Given that the issue is starkest with Moussé’s Rosé, that could point us to the skins as a cause. One taster whom I respect likens the characteristic to peanut shells, and agrees there is also an unripe note. A plausible explanation is offered, having to do with off-elements from the stems, and this taster wonders whether the same thing could explain the strange phenolics of many German and Austrian wines in the same vintage. That’s more of a stretch, though it is intriguing. But returning to Champagne, I wasn’t there (nor were many other people) in early 2021 to taste the Vins Claires, and I don’t know whether these would have forecasted the eventual off-notes. My guess is, they would have, but we’ll never know.
However this worrying bit of business is eventually explained, if it ever is, what’s clear now is that 2020 announces itself with noise and clamor, and not in a good way. In a normal vintage – even in a vintage we’d describe as “small” or “minor” – these three wines of Cédric’s would have maintained the arresting quality level of the four others. This is clear from the basic material, and from its overall clarity and expressiveness. It will be one of many instances where outstanding material was played false by circumstances beyond the maker’s control.
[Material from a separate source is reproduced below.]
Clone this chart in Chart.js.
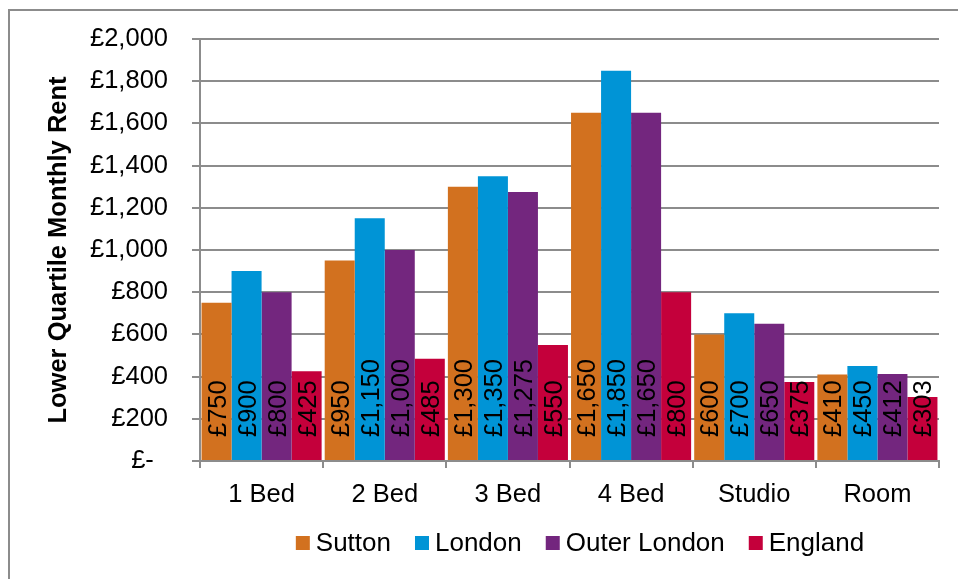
<!DOCTYPE html>
<html>
<head>
<meta charset="utf-8">
<script src="https://cdn.jsdelivr.net/npm/chart.js@4/dist/chart.umd.min.js"></script>
<style>
  html, body { margin: 0; padding: 0; background: #ffffff; }
  #wrap { width: 958px; height: 579px; position: relative; }
</style>
</head>
<body>
<div id="wrap"><canvas id="rentChart" width="958" height="579"></canvas></div>
<script>
// Lower quartile monthly rents by property type
const categories = ['1 Bed', '2 Bed', '3 Bed', '4 Bed', 'Studio', 'Room'];
const sutton      = [750, 950, 1300, 1650, 600, 410];
const london      = [900, 1150, 1350, 1850, 700, 450];
const outerLondon = [800, 1000, 1275, 1650, 650, 412];
const england     = [425, 485, 550, 800, 375, 303];
const seriesNames = ['Sutton', 'London', 'Outer London', 'England'];
const seriesColors = ['#D2711F', '#0094D6', '#73267E', '#C4003B'];
const yTicks = [0, 200, 400, 600, 800, 1000, 1200, 1400, 1600, 1800, 2000];

const FONT = '"Liberation Sans", Arial, Helvetica, sans-serif';
const GRID = '#8c8c8c';

function pounds(v) {
  if (v === 0) return '£-  ';
  return '£' + v.toLocaleString('en-GB');
}

// white background and the frame lines along the top and left edges
const framePlugin = {
  id: 'frame',
  beforeDraw(chart) {
    const ctx = chart.ctx;
    ctx.save();
    ctx.fillStyle = '#ffffff';
    ctx.fillRect(0, 0, chart.width, chart.height);
    ctx.strokeStyle = GRID;
    ctx.lineWidth = 2;
    ctx.beginPath();
    ctx.moveTo(9, chart.height);
    ctx.lineTo(9, 10);
    ctx.lineTo(chart.width, 10);
    ctx.stroke();
    ctx.restore();
  }
};

// value labels written upwards from the base of each bar
const barLabelPlugin = {
  id: 'barLabels',
  afterDatasetsDraw(chart) {
    const ctx = chart.ctx;
    ctx.save();
    ctx.font = '25.5px ' + FONT;
    ctx.fillStyle = '#000000';
    ctx.textAlign = 'left';
    ctx.textBaseline = 'middle';
    chart.data.datasets.forEach((ds, di) => {
      const meta = chart.getDatasetMeta(di);
      meta.data.forEach((bar, i) => {
        ctx.save();
        ctx.translate(bar.x + 2, bar.base - 23);
        ctx.rotate(-Math.PI / 2);
        ctx.fillText(pounds(ds.data[i]), 0, 0);
        ctx.restore();
      });
    });
    ctx.restore();
  }
};

// legend row beneath the category labels
const legendRowPlugin = {
  id: 'legendRow',
  afterDraw(chart) {
    const ctx = chart.ctx;
    const box = 14, gapText = 6, gapItem = 24, cy = 543, centerX = 580;
    ctx.save();
    ctx.font = '26px ' + FONT;
    ctx.textBaseline = 'middle';
    ctx.textAlign = 'left';
    const items = chart.data.datasets.map(ds => ({
      text: ds.label, color: ds.backgroundColor, w: ctx.measureText(ds.label).width
    }));
    let total = 0;
    items.forEach((it, i) => {
      total += box + gapText + it.w + (i < items.length - 1 ? gapItem : 0);
    });
    let x = centerX - total / 2;
    items.forEach(it => {
      ctx.fillStyle = it.color;
      ctx.fillRect(x, cy - box / 2, box, box);
      ctx.fillStyle = '#000000';
      ctx.fillText(it.text, x + box + gapText, cy + 1);
      x += box + gapText + it.w + gapItem;
    });
    ctx.restore();
  }
};

const seriesValues = [sutton, london, outerLondon, england];

new Chart(document.getElementById('rentChart'), {
  type: 'bar',
  data: {
    labels: categories,
    datasets: seriesNames.map((name, i) => ({
      label: name,
      data: seriesValues[i],
      backgroundColor: seriesColors[i],
      borderWidth: 0,
      categoryPercentage: 0.975,
      barPercentage: 1.0
    }))
  },
  options: {
    responsive: false,
    animation: false,
    devicePixelRatio: 1,
    layout: { padding: { top: 39, right: 19, bottom: 0, left: 0 } },
    plugins: {
      legend: { display: false },
      tooltip: { enabled: false }
    },
    scales: {
      x: {
        offset: true,
        grid: {
          display: true,
          drawOnChartArea: false,
          drawTicks: true,
          tickLength: 7,
          offset: true,
          color: GRID,
          lineWidth: 2
        },
        border: { display: true, color: GRID, width: 2 },
        ticks: {
          font: { family: FONT, size: 25.5 },
          color: '#000000',
          padding: 12,
          maxRotation: 0,
          autoSkip: false
        },
        afterFit(scale) {
          scale.height = 118;
          scale.paddingLeft = 0;
          scale.paddingRight = 0;
        }
      },
      y: {
        min: 0,
        max: 2000,
        afterBuildTicks(scale) {
          scale.ticks = yTicks.map(v => ({ value: v }));
        },
        grid: {
          color: GRID,
          lineWidth: 2,
          drawTicks: true,
          tickLength: 8
        },
        border: { display: true, color: GRID, width: 2 },
        ticks: {
          font: { family: FONT, size: 25.5 },
          color: '#000000',
          padding: 24,
          callback: v => pounds(v)
        },
        title: {
          display: true,
          text: 'Lower Quartile Monthly Rent',
          font: { family: FONT, size: 25.5, weight: 'bold' },
          color: '#000000',
          padding: { top: 44, bottom: 0 }
        },
        afterFit(scale) {
          scale.width = 200;
          scale.paddingTop = 0;
          scale.paddingBottom = 0;
        }
      }
    }
  },
  plugins: [framePlugin, barLabelPlugin, legendRowPlugin]
});
</script>
</body>
</html>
Or was it? I accept that explanation for the issues with 2005 and with 2011. It’s less persuasive with 2015, and it’s a huge question mark with ’20. Only some producers will acknowledge it now, while the Champagnes are in the market. I sympathize with their reluctance, more now than when I needed to concoct any remotely plausible spin to try to sell the wines. At times this was simply impossible, and at least one producer has never forgiven me for not offering a wine I knew was below his standards. (It’s eighteen years later and he still rubs my nose in it!)
I emphasize this isn’t about good versus ordinary vintages. Those we accept gladly, as the rational consequence of wines’ roots in agriculture. These four vintages are erroneous in a fundamental way, and the fact there have been four of them in the last eighteen years should be cause for alarm, in my view. It should also prompt us to challenge the whole perpetual reserve concept, which as I see it, only works if doubtful vintages are left out of the cuvée. I know of no producer who does this.
But let’s return to the good news. Last year I wrote that Moussé was flying at cruise-control, but this year he has broken the sound barrier. And he has achieved it with Champagnes at or near zero dosage, which he seems to understand as few others do.